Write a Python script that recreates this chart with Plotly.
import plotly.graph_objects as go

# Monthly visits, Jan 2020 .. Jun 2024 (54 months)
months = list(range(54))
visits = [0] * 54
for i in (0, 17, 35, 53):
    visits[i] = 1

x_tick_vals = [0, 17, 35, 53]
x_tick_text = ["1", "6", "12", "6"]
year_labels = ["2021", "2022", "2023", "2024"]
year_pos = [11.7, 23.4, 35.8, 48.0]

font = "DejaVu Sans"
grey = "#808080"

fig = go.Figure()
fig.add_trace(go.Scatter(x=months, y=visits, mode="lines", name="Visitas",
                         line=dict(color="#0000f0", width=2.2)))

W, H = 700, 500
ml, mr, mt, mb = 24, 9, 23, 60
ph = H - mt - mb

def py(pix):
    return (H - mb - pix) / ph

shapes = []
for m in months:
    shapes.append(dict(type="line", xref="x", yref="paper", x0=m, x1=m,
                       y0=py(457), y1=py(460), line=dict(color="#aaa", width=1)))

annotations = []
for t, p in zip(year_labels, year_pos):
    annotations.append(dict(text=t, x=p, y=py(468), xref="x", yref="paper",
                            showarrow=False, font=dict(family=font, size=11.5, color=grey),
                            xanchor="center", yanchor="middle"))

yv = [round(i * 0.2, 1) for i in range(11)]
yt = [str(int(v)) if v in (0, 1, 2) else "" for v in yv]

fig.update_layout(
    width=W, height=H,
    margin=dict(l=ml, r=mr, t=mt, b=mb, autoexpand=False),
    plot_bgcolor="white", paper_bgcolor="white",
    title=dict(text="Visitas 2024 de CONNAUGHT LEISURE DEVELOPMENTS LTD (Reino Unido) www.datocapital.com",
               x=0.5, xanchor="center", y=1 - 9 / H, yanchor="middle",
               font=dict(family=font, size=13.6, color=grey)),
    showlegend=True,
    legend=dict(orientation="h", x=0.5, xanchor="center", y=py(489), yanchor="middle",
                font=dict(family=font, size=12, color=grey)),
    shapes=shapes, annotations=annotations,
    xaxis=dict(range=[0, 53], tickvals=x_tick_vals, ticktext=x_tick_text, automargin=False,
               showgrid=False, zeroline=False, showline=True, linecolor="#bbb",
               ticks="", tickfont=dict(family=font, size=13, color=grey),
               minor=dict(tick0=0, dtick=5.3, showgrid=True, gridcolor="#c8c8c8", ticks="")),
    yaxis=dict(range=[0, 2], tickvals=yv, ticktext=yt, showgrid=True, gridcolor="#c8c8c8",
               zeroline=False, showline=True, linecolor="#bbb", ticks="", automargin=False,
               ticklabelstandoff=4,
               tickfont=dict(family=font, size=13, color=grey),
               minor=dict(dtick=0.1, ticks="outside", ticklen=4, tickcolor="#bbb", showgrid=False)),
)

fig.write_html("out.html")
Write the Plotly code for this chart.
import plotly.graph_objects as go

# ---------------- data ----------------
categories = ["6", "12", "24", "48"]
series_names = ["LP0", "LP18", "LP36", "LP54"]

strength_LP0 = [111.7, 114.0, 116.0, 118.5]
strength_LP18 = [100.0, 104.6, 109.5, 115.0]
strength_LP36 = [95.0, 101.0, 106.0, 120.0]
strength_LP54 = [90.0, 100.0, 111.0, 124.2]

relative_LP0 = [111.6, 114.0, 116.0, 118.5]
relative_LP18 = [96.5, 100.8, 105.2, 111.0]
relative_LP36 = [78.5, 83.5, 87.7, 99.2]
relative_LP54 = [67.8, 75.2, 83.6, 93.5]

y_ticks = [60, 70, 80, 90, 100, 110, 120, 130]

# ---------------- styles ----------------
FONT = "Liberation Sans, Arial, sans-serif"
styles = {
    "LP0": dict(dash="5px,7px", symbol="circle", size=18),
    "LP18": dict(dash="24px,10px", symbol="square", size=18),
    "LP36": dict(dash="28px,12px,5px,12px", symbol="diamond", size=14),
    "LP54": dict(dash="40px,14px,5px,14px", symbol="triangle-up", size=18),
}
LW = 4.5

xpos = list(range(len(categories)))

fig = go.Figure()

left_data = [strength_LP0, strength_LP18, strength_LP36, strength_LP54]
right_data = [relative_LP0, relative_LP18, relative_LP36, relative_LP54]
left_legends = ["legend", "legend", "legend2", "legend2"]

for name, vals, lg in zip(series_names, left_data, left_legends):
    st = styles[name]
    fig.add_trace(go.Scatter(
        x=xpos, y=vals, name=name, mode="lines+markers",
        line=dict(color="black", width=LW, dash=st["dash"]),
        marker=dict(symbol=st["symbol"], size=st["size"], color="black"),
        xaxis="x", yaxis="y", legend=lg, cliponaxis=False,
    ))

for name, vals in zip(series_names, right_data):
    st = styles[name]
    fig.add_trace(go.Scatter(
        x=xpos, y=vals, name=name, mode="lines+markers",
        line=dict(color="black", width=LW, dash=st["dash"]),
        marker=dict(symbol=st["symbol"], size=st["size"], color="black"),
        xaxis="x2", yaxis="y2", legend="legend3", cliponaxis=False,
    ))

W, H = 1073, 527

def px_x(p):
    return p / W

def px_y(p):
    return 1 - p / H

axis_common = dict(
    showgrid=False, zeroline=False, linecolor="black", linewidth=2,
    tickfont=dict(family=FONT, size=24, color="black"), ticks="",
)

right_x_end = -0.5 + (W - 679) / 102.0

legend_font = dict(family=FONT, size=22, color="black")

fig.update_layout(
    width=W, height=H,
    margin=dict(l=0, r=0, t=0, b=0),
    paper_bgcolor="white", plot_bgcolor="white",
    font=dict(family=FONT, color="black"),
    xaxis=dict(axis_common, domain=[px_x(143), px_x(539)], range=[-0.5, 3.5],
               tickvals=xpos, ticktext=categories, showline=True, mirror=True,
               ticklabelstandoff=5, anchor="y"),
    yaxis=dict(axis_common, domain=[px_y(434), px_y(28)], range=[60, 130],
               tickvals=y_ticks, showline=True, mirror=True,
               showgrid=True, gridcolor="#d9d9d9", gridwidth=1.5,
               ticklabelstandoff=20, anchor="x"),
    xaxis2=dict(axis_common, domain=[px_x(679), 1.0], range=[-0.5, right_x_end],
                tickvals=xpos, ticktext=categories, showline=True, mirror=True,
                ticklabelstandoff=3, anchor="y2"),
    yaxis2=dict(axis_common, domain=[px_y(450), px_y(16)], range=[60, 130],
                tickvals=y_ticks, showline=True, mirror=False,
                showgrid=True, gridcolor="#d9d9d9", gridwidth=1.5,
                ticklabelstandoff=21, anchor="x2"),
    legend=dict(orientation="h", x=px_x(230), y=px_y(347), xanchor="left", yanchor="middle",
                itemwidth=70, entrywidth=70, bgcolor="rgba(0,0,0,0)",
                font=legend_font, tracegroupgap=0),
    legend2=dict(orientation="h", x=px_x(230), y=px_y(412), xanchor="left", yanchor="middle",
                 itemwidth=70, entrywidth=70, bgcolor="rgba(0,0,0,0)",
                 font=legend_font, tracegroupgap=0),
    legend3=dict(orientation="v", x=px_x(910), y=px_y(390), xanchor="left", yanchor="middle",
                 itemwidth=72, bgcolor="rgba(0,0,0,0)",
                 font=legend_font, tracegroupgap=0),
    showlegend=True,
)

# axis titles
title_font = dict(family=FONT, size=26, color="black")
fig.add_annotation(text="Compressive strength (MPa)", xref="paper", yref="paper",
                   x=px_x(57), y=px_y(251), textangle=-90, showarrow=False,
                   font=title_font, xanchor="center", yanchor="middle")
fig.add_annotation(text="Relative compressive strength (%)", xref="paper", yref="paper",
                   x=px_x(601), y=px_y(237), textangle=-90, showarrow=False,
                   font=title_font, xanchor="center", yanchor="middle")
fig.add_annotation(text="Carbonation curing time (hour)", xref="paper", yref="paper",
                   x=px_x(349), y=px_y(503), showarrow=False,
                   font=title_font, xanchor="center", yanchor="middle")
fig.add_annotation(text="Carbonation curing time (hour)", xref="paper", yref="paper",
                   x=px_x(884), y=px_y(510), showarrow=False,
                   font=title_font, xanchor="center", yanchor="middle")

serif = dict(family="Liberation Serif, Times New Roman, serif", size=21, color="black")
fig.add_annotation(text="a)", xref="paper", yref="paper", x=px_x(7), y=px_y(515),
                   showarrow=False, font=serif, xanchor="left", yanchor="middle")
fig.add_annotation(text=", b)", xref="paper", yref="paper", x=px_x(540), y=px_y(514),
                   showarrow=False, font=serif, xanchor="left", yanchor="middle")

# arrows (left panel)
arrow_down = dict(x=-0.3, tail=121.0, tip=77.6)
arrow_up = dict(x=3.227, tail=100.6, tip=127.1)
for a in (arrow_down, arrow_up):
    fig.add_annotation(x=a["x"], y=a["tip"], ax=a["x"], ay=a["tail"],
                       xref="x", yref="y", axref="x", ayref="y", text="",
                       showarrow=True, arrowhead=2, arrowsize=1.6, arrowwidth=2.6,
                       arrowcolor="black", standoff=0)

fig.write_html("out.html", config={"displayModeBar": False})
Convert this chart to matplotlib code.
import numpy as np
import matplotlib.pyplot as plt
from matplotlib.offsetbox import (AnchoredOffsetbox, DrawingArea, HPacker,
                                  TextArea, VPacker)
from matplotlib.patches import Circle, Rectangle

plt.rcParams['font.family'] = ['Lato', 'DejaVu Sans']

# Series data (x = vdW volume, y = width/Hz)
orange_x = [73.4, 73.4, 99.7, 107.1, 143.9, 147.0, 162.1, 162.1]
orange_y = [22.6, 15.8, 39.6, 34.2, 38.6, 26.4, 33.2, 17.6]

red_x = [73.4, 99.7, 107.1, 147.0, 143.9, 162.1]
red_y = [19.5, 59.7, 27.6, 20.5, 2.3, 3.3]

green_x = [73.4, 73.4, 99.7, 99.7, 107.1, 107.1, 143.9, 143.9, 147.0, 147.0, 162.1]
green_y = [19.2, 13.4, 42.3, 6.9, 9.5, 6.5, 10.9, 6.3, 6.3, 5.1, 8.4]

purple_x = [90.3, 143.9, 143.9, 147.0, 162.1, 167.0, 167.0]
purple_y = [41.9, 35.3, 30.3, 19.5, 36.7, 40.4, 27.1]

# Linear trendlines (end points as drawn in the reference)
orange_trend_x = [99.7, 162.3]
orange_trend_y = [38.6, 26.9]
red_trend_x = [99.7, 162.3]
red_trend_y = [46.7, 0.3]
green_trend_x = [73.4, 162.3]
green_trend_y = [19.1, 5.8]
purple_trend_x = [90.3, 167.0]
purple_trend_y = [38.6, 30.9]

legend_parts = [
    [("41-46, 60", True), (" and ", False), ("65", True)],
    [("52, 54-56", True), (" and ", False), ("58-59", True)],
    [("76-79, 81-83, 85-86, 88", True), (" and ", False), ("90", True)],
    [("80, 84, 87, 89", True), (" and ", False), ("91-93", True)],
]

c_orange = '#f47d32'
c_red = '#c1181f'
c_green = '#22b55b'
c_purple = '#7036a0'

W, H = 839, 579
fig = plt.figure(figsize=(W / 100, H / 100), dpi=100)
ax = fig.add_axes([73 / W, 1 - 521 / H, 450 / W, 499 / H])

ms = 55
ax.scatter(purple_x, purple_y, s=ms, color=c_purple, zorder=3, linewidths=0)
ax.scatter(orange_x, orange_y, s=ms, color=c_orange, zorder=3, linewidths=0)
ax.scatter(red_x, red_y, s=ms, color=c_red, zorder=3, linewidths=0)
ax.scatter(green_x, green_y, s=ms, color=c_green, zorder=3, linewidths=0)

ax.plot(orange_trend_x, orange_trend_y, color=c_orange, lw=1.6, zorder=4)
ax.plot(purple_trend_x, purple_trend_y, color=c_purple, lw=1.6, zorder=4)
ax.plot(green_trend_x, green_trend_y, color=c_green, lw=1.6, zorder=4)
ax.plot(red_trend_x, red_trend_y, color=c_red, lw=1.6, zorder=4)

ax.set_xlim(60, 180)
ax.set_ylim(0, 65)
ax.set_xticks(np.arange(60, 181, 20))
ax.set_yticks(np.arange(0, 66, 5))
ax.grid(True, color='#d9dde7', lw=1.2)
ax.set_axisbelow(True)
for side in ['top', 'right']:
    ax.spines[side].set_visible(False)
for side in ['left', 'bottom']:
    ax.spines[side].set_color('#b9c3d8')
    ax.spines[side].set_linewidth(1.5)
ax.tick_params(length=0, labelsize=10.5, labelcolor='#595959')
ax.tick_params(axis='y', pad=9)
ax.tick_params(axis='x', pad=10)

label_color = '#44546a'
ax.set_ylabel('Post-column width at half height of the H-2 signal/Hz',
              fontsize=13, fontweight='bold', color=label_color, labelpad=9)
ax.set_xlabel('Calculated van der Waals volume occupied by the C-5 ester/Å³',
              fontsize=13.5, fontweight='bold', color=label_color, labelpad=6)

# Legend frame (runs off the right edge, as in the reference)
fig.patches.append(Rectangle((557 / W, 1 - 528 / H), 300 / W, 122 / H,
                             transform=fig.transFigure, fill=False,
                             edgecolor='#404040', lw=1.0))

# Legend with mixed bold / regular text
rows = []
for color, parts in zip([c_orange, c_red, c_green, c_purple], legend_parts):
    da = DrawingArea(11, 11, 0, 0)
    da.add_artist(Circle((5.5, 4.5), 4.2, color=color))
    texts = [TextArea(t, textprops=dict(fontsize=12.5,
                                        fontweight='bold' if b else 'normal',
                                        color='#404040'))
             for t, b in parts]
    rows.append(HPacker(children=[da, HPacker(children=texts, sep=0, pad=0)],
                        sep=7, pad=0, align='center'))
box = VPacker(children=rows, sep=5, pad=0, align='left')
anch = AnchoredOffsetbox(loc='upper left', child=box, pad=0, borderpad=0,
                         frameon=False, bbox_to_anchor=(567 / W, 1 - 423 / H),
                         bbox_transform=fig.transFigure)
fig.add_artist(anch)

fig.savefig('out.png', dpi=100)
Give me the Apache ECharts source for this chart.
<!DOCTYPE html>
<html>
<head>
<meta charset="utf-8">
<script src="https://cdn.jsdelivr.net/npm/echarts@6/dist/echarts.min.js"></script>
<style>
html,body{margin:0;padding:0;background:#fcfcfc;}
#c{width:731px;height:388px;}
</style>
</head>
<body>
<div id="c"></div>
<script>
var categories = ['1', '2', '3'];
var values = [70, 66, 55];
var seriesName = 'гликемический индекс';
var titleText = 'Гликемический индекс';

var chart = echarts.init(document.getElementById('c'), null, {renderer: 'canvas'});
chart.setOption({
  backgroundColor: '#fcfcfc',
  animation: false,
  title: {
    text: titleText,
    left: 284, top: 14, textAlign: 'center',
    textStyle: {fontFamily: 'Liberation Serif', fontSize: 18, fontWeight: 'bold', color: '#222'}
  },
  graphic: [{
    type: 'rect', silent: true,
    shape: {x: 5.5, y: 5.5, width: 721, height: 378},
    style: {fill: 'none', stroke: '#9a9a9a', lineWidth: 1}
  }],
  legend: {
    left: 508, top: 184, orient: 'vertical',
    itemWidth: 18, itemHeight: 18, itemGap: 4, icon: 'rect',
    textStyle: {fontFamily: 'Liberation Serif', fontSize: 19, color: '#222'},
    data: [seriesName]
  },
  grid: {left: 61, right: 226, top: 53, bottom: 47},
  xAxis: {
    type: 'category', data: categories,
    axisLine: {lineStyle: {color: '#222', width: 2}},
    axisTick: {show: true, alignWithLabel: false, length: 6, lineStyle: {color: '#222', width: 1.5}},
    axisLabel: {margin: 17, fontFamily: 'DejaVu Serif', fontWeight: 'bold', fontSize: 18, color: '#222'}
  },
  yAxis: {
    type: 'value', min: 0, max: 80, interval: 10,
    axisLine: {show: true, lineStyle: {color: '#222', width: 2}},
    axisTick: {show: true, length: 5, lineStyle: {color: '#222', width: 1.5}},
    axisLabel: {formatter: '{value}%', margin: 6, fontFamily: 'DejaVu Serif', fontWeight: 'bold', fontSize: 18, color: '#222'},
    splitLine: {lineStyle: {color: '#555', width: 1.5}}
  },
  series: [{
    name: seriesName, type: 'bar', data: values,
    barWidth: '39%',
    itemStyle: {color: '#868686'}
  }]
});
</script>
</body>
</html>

※

What are the exact lines from the beginning of the material through the line containing "yt = [str(int(v))"? Write out those lines alone.

▶ **Exercise result**:
Write a Python script that recreates this chart with Plotly.
import plotly.graph_objects as go

# Monthly visits, Jan 2020 .. Jun 2024 (54 months)
months = list(range(54))
visits = [0] * 54
for i in (0, 17, 35, 53):
    visits[i] = 1

x_tick_vals = [0, 17, 35, 53]
x_tick_text = ["1", "6", "12", "6"]
year_labels = ["2021", "2022", "2023", "2024"]
year_pos = [11.7, 23.4, 35.8, 48.0]

font = "DejaVu Sans"
grey = "#808080"

fig = go.Figure()
fig.add_trace(go.Scatter(x=months, y=visits, mode="lines", name="Visitas",
                         line=dict(color="#0000f0", width=2.2)))

W, H = 700, 500
ml, mr, mt, mb = 24, 9, 23, 60
ph = H - mt - mb

def py(pix):
    return (H - mb - pix) / ph

shapes = []
for m in months:
    shapes.append(dict(type="line", xref="x", yref="paper", x0=m, x1=m,
                       y0=py(457), y1=py(460), line=dict(color="#aaa", width=1)))

annotations = []
for t, p in zip(year_labels, year_pos):
    annotations.append(dict(text=t, x=p, y=py(468), xref="x", yref="paper",
                            showarrow=False, font=dict(family=font, size=11.5, color=grey),
                            xanchor="center", yanchor="middle"))

yv = [round(i * 0.2, 1) for i in range(11)]
yt = [str(int(v)) if v in (0, 1, 2) else "" for v in yv]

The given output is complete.